The State to some degree encourages pleas of guilty at every important step in the criminal process. For some people, their breach of a State's law is alone sufficient reason for surrendering themselves and accepting punishment. For others, apprehension and charge, both threatening acts by the Government, jar them into admitting their guilt. In still other cases the post-indictment accumulation of evidence may convince the defendant and his counsel that a trial is not worth the agony and expense to the defendant and his family. All these pleas of guilty are valid in spite of the State's responsibility for some of the factors motivating the pleas; the pleas are no more improperly compelled than is the decision by a defendant at the close of the State's evidence at trial that he must take the stand or face certain conviction.

  It is true that the above language in Brady makes no reference to the situation where the prosecutor or judge, or both, deliberately employ the charging and sentencing powers to induce a particular defendant to tender a plea of guilty. Indeed, the court stated that in Brady's case there was "no claim that the prosecutor threatened prosecution on a charge not justified by the evidence or that the trial judge threatened Brady with a harsher sentence if convicted after a trial in order to induce him to plead guilty." Id. at 751 n. 8, 90 S. Ct. at 1470. The same, however, is true in relator's case. Mr. Bryant only stated to relator the maximum punishment that he could receive on the charges under which he had been indicted. Indeed, Mr. Bryant may well have underestimated the maximum sentence in light of the Commonwealth's representations that a maximum of eighty years could have been imposed. Not only did Mr. Bryant make no threats, but there is no evidence that Mr. Bryant promised a lesser sentence to relator in the event of a guilty plea. In fact, the record of the hearing before us clearly established that Mr. Bryant rejected any attempts at plea negotiation by defense counsel, preferring instead to "let the chips fall where they may." N.T. 43.

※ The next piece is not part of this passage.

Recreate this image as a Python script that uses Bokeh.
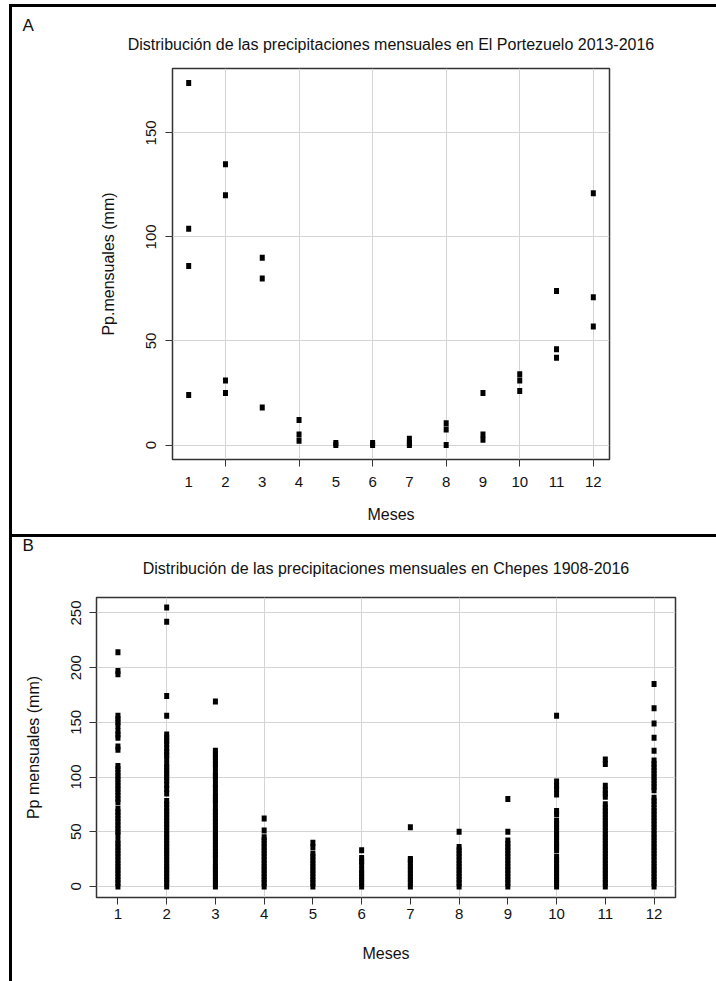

  The decision in Shupe v. Sigler, 230 F. Supp. 601 (D.Neb.1964), relied upon by relator, is not inconsistent with the result we reach. In Shupe the court held that the petitioner's plea of guilty was induced by threats and promises and was, therefore, void. It was undisputed that the prosecutor had several conversations with Shupe in which he endeavored to persuade him that he had no defense and that he should plead guilty and save the prosecutor the trouble of a trial, and that he also bargained with Shupe as to the sentence to be imposed. *fn29" However, those conversations were not only qualitatively different from the one at bar, but they took place in the absence of counsel.

  The notion of voluntariness is subtle. As Judge Weinfeld noted in United States v. Colson, 230 F. Supp. 953, 955 (S.D.N.Y.1964):


The determination of the ultimate question of whether the defendant, at the time he pled guilty, had the free will essential to a reasoned choice, rests upon probabilities and, of course, cannot be resolved with mathematical certainty. It involves an evaluation of psychological and other factors that may reasonably be calculated to influence the human mind.

  This concept has been employed to analyze a variety of pressures to surrender constitutional rights which are not obvious in their coercive effect. Nevertheless, under the circumstances of this case, we do not find that involuntary surrender of any sort occurred. We do not find that the tactics of Mr. Bryant exerted so great an influence upon relator, or that his will was so overborne or completely dominated, that he was incapable of rationally weighing the legal alternatives open to him. Nor do we find that the prosecutor unfairly burdened or intruded upon the relator's decision making process by making impermissible threats or unkept promises of leniency. Accordingly, we hold that relator's plea was not involuntarily entered.

  In consideration of the foregoing opinion, we enter the following order denying the writ. There is probable cause for appeal.